To be fair, the guy is hard on himself, too. He knows he’s depressed, and that he’s hard to live with. He doesn’t know how his wife puts up with him. But he can’t make himself go get some help. He has photographed the hallway leading to the doctor’s office, but he can’t go through the door.
I had just finished reading this book when I read Roberto Bolano’s short story Labyrinth in the New Yorker (Read it here — thank you, New Yorker!). Here was a story that had the same architecture as Dixon’s Photo Album — only Bolano gave you the picture. Again, you have a narrator talking about a photo. This photo is of eight people sitting at a table in a cafe. The narrator introduces the characters and talks about who’s cheating on whom with whom, but then the story goes off on a surreal interiorized journey like only Bolano can write.

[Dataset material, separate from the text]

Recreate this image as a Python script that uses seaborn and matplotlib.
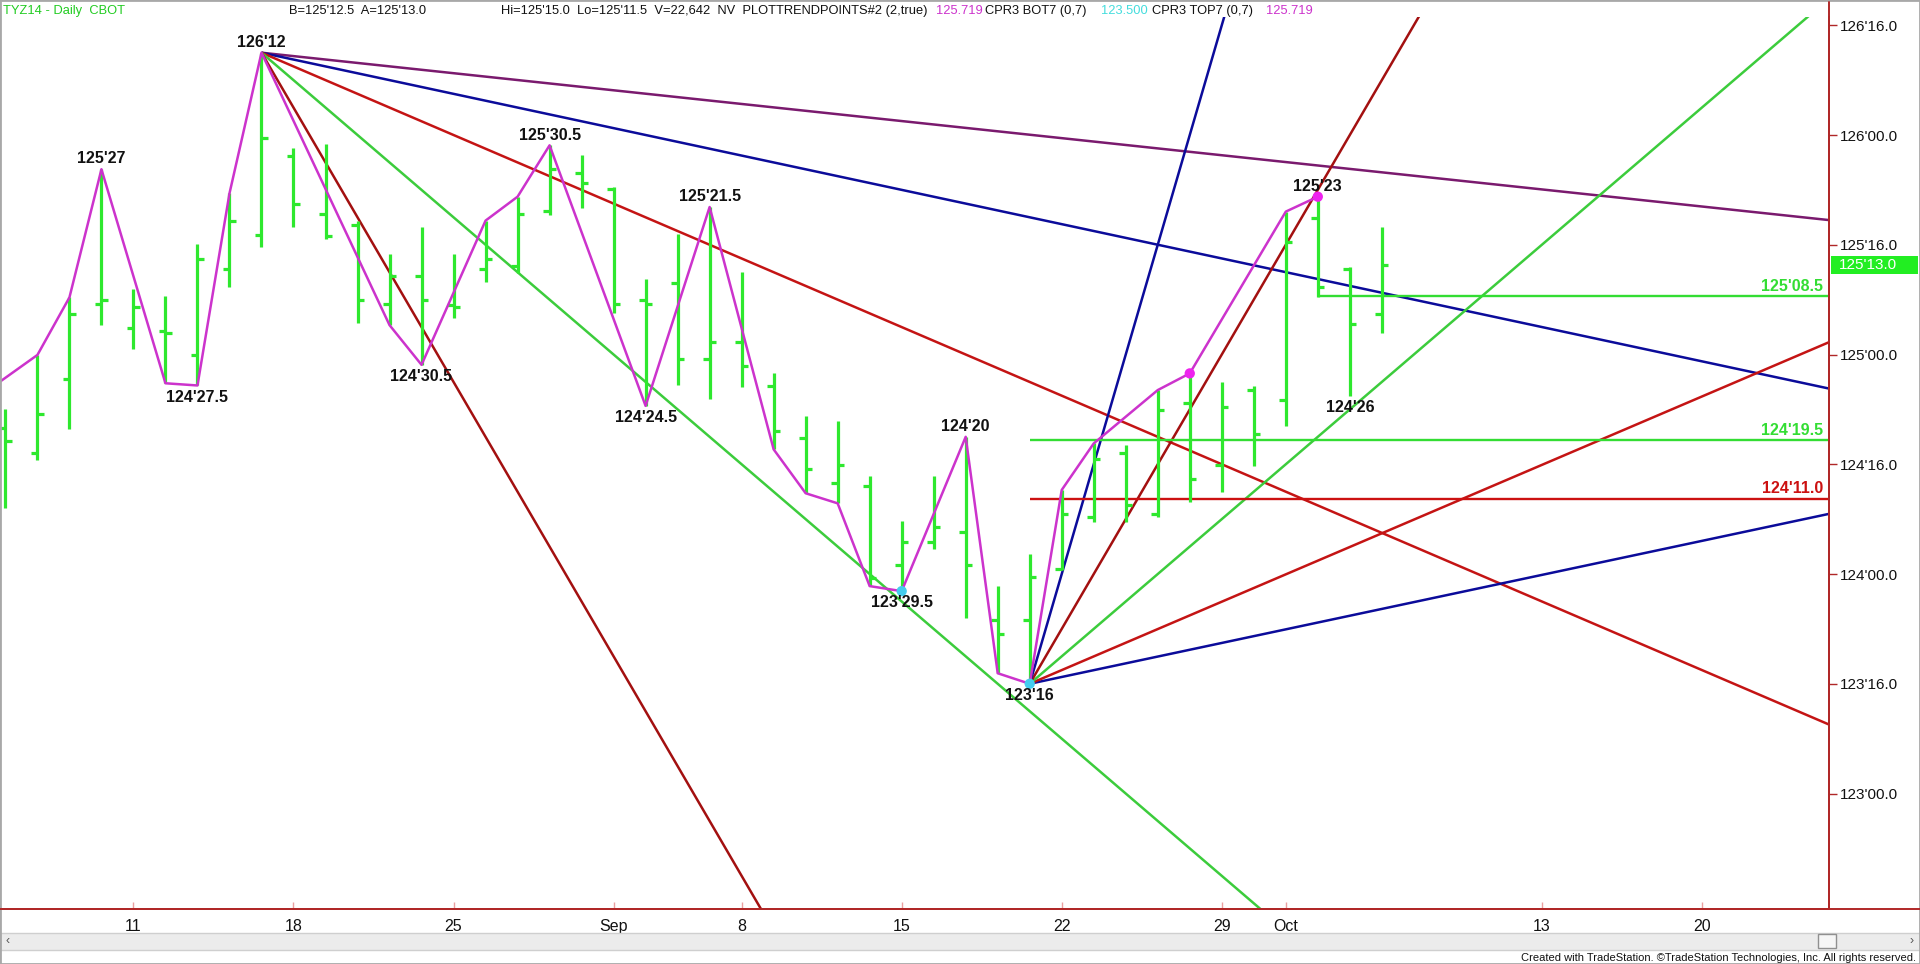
import matplotlib
matplotlib.use("Agg")
import matplotlib.pyplot as plt
import matplotlib.transforms as mtransforms
from matplotlib.lines import Line2D
from matplotlib.patches import Rectangle
from matplotlib.ticker import FuncFormatter, FixedLocator
import numpy as np
import seaborn as sns

# ---------------- data (prices in decimal points, bars indexed by trading day) ----------------
bar_idx = list(range(44))  # Aug 5 2014 ... Oct 6 2014
opens = [124.667, 124.553, 124.887, 125.229, 125.119, 125.106, 124.998, 125.390, 125.543, 125.904,
         125.639, 125.590, 125.230, 125.358, 125.226, 125.388, 125.403, 125.654, 125.828, 125.753,
         125.248, 125.324, 124.978, 125.056, 124.857, 124.618, 124.413, 124.401, 124.041, 124.147,
         124.193, 123.791, 123.791, 124.021, 124.258, 124.553, 124.273, 124.778, 124.497, 124.838,
         124.793, 125.621, 125.388, 125.185]
highs = [124.752, 124.998, 125.260, 125.844, 125.297, 125.267, 125.502, 125.734, 126.375, 125.939,
         125.958, 125.610, 125.458, 125.580, 125.458, 125.610, 125.719, 125.953, 125.909, 125.765,
         125.343, 125.549, 125.672, 125.375, 124.917, 124.720, 124.698, 124.448, 124.243, 124.448,
         124.625, 123.947, 124.091, 124.383, 124.595, 124.588, 124.838, 124.914, 124.873, 124.857,
         125.651, 125.719, 125.400, 125.580]
lows = [124.301, 124.519, 124.661, 125.134, 125.024, 124.869, 124.859, 125.306, 125.491, 125.582,
        125.525, 125.142, 125.134, 124.953, 125.165, 125.332, 125.370, 125.636, 125.666, 125.190,
        124.766, 124.861, 124.797, 124.851, 124.568, 124.368, 124.322, 123.945, 123.922, 124.113,
        123.798, 123.548, 123.500, 124.018, 124.238, 124.238, 124.261, 124.329, 124.375, 124.492,
        124.674, 125.261, 124.8125, 125.099]
closes = [124.605, 124.728, 125.183, 125.248, 125.215, 125.100, 125.434, 125.607, 125.986, 125.686,
          125.541, 125.248, 125.358, 125.248, 125.216, 125.434, 125.639, 125.844, 125.780, 125.230,
          125.230, 124.978, 125.056, 124.948, 124.652, 124.477, 124.497, 123.980, 124.147, 124.216,
          124.041, 123.725, 123.988, 124.272, 124.523, 124.314, 124.747, 124.431, 124.759, 124.636,
          125.511, 125.309, 125.138, 125.406]

# swing (PLOTTRENDPOINTS) line vertices
swing_bar = [-1, 1, 2, 3, 5, 6, 7, 8, 12, 13, 15, 16, 17, 20, 22, 24, 25, 26, 27, 28,
             30, 31, 32, 33, 34, 36, 37, 40, 41]
swing_px = [124.79, 124.998, 125.26, 125.844, 124.869, 124.859, 125.734, 126.375, 125.134, 124.953,
            125.610, 125.719, 125.953, 124.766, 125.672, 124.568, 124.368, 124.322, 123.945, 123.922,
            124.625, 123.548, 123.5, 124.383, 124.595, 124.838, 124.914, 125.651, 125.719]

# Gann fan lines from the 126'12 top and the 123'16 bottom
fan_bar0 = [8, 8, 8, 8, 8, 32, 32, 32, 32, 32]
fan_px0 = [126.375, 126.375, 126.375, 126.375, 126.375, 123.5, 123.5, 123.5, 123.5, 123.5]
fan_bar1 = [57, 57, 57, 41, 24, 57, 57, 57, 45, 39]
fan_px1 = [125.612, 124.844, 123.3125, 122.25, 122.375, 124.275, 125.058, 126.625, 126.75, 127.0]
fan_kind = ["purple", "navy", "red", "green", "darkred", "navy", "red", "green", "darkred", "navy"]

# horizontal levels
level_px = [125.265625, 124.609375, 124.34375]
level_start = [41, 32, 32]
level_text = ["125'08.5", "124'19.5", "124'11.0"]
level_kind = ["lime", "lime", "redlvl"]

# pivot labels
piv_text = ["125'27", "124'27.5", "126'12", "124'30.5", "125'30.5", "124'24.5", "125'21.5",
            "123'29.5", "124'20", "123'16", "125'23", "124'26"]
piv_bar = [3, 6, 8, 13, 17, 20, 22, 28, 30, 32, 41, 42]
piv_px = [125.844, 124.859, 126.375, 124.953, 125.953, 124.766, 125.672, 123.922, 124.625, 123.5,
          125.719, 124.8125]
piv_up = [True, False, True, False, True, False, True, False, True, False, True, False]

# marker dots
mag_bar, mag_px = [37, 41], [124.914, 125.719]
cyan_bar, cyan_px = [28, 32], [123.922, 123.5]

# date axis
xtick_pos = [4, 9, 14, 19, 23, 28, 33, 38, 40, 48, 53]
xtick_lab = ["11", "18", "25", "Sep", "8", "15", "22", "29", "Oct", "13", "20"]
ytick_vals = [123.0, 123.5, 124.0, 124.5, 125.0, 125.5, 126.0, 126.5]
last_price = 125.40625

# ---------------- style ----------------
sns.set_theme(style="white")
plt.rcParams["font.family"] = ["Liberation Sans", "DejaVu Sans"]

COL = {
    "bar": "#2ee82e", "swing": "#cc33cc", "purple": "#7a1a6e", "navy": "#0b0b9a",
    "red": "#c41414", "darkred": "#a31010", "green": "#3ccc3c", "lime": "#33dd33",
    "redlvl": "#cc1111", "axis": "#b02828",
}

W, H = 1920, 964
fig = plt.figure(figsize=(W / 100, H / 100), dpi=100)
fig.patch.set_facecolor("white")
ax = fig.add_axes([0, 1 - 909 / H, 1829 / W, (909 - 17) / H])
ax.set_facecolor("white")
ax.set_xlim(-0.169, 56.97)
ax.set_ylim(122.474, 126.5376)

# fan lines
for b0, p0, b1, p1, k in zip(fan_bar0, fan_px0, fan_bar1, fan_px1, fan_kind):
    ax.plot([b0, b1], [p0, p1], color=COL[k], lw=1.8, zorder=2, solid_capstyle="butt")

# horizontal levels
for lv, st, tx, k in zip(level_px, level_start, level_text, level_kind):
    ax.hlines(lv, st, 57.5, color=COL[k], lw=1.7, zorder=2)
    ax.annotate(tx, xy=(1.0, lv), xycoords=("axes fraction", "data"), xytext=(-4, 1.5),
                textcoords="offset points", ha="right", va="bottom", fontsize=11.5,
                fontweight="bold", color=COL[k], zorder=6)

# OHLC bars
bi = np.array(bar_idx, dtype=float)
ax.vlines(bi, lows, highs, color=COL["bar"], lw=2.3, zorder=3)
ax.hlines(opens, bi - 0.2, bi, color=COL["bar"], lw=2.3, zorder=3)
ax.hlines(closes, bi, bi + 0.2, color=COL["bar"], lw=2.3, zorder=3)

# swing line and dots
sns.lineplot(x=swing_bar, y=swing_px, ax=ax, color=COL["swing"], lw=1.8, sort=False,
             estimator=None, zorder=4)
sns.scatterplot(x=mag_bar, y=mag_px, ax=ax, color="#ee22ee", s=55, edgecolor="none", zorder=5)
sns.scatterplot(x=cyan_bar, y=cyan_px, ax=ax, color="#44ccee", s=55, edgecolor="none", zorder=5)

# pivot labels
for tx, b, p, up in zip(piv_text, piv_bar, piv_px, piv_up):
    ax.annotate(tx, xy=(b, p), xytext=(0, 2 if up else -3), textcoords="offset points",
                ha="center", va="bottom" if up else "top", fontsize=11.5,
                fontweight="bold", color="#111111", zorder=6)

# axes / ticks
def fmt32(v, pos=None):
    whole = int(np.floor(v + 1e-9))
    frac = (v - whole) * 32
    return f"{whole}'{frac:04.1f}"

ax.yaxis.tick_right()
ax.yaxis.set_major_locator(FixedLocator(ytick_vals))
ax.yaxis.set_major_formatter(FuncFormatter(fmt32))
ax.tick_params(axis="y", which="major", right=True, left=False, labelright=True,
               labelleft=False, length=6, width=1, color=COL["axis"], direction="out",
               pad=2, labelsize=11, labelcolor="#111111")
ax.set_xticks(xtick_pos)
ax.set_xticklabels(xtick_lab)
ax.tick_params(axis="x", which="major", bottom=True, length=5, width=1, color="#eaa0a0",
               direction="in", pad=7, labelsize=11.5, labelcolor="#111111")
for s in ["top", "left"]:
    ax.spines[s].set_visible(False)
ax.spines["right"].set_color(COL["axis"])
ax.spines["right"].set_linewidth(1.4)
ax.spines["bottom"].set_color(COL["axis"])
ax.spines["bottom"].set_linewidth(1.4)
ax.grid(False)

# extend axis lines to figure edges
fig.add_artist(Line2D([1829 / W, 1829 / W], [1 - 909 / H, 1 - 2 / H], transform=fig.transFigure,
                      color=COL["axis"], lw=1.4))
fig.add_artist(Line2D([0, 1], [1 - 909 / H, 1 - 909 / H], transform=fig.transFigure,
                      color=COL["axis"], lw=1.4))

# last price box
blend = mtransforms.blended_transform_factory(ax.transAxes, ax.transData)
ax.add_patch(Rectangle((1.0012, last_price - 0.041), (1918 - 1831) / 1829, 0.082,
                       transform=blend, clip_on=False, facecolor="#22ee22", edgecolor="none",
                       zorder=7))
ax.text((1839) / 1829, last_price, fmt32(last_price), transform=blend, va="center", ha="left",
        fontsize=11, color="white", zorder=8, clip_on=False)

# header
hdr_y = 1 - 11 / H
hdr = [
    (3, "TYZ14 - Daily  CBOT", "#22cc22"),
    (289, "B=125'12.5  A=125'13.0", "#111111"),
    (501, "Hi=125'15.0  Lo=125'11.5  V=22,642  NV  PLOTTRENDPOINTS#2 (2,true)", "#111111"),
    (936, "125.719", "#cc33cc"),
    (985, "CPR3 BOT7 (0,7)", "#111111"),
    (1101, "123.500", "#44dddd"),
    (1152, "CPR3 TOP7 (0,7)", "#111111"),
    (1266, "125.719", "#cc33cc"),
]
for xp, tx, c in hdr:
    fig.text(xp / W, hdr_y, tx, ha="left", va="center", fontsize=9.3, color=c)

# scrollbar and footer
fig.add_artist(Rectangle((0, 1 - 950 / H), 1, 17 / H, transform=fig.transFigure,
                         facecolor="#ececec", edgecolor="#cfcfcf", lw=1))
fig.add_artist(Rectangle((1818 / W, 1 - 948 / H), 18 / W, 14 / H, transform=fig.transFigure,
                         facecolor="#f6f6f6", edgecolor="#909090", lw=1))
fig.text(8 / W, 1 - 941 / H, "‹", ha="center", va="center", fontsize=9, color="#555555")
fig.text(1912 / W, 1 - 941 / H, "›", ha="center", va="center", fontsize=9, color="#555555")
fig.text(1916 / W, 1 - 958 / H,
         "Created with TradeStation. ©TradeStation Technologies, Inc. All rights reserved.",
         ha="right", va="center", fontsize=8, color="#111111")

# outer frame
fig.add_artist(Rectangle((0, 0), 1, 1, transform=fig.transFigure, fill=False,
                         edgecolor="#a8a8a8", lw=2))

fig.savefig("out.png", dpi=100, facecolor="white")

Bolano’s story like Dixon’s book, uses photography as a framework for telling a tale. Both authors are obsessive and obsessed with people and human relationships. The idea in both works, of someone watching you, observing closely and speculating about your motives, your life, is one that is at base a little haunting, and chilling. We all have catty thoughts about others, and we are astute watchers. We have jealousies and secret obsessions like these narrators. But we don’t all write down or share our observations, because, well, for one, we’re too busy. Bolano and Dixon give you a time out from busy and from being good. It’s a guilty pleasure to watch the watcher and read his or her thoughts.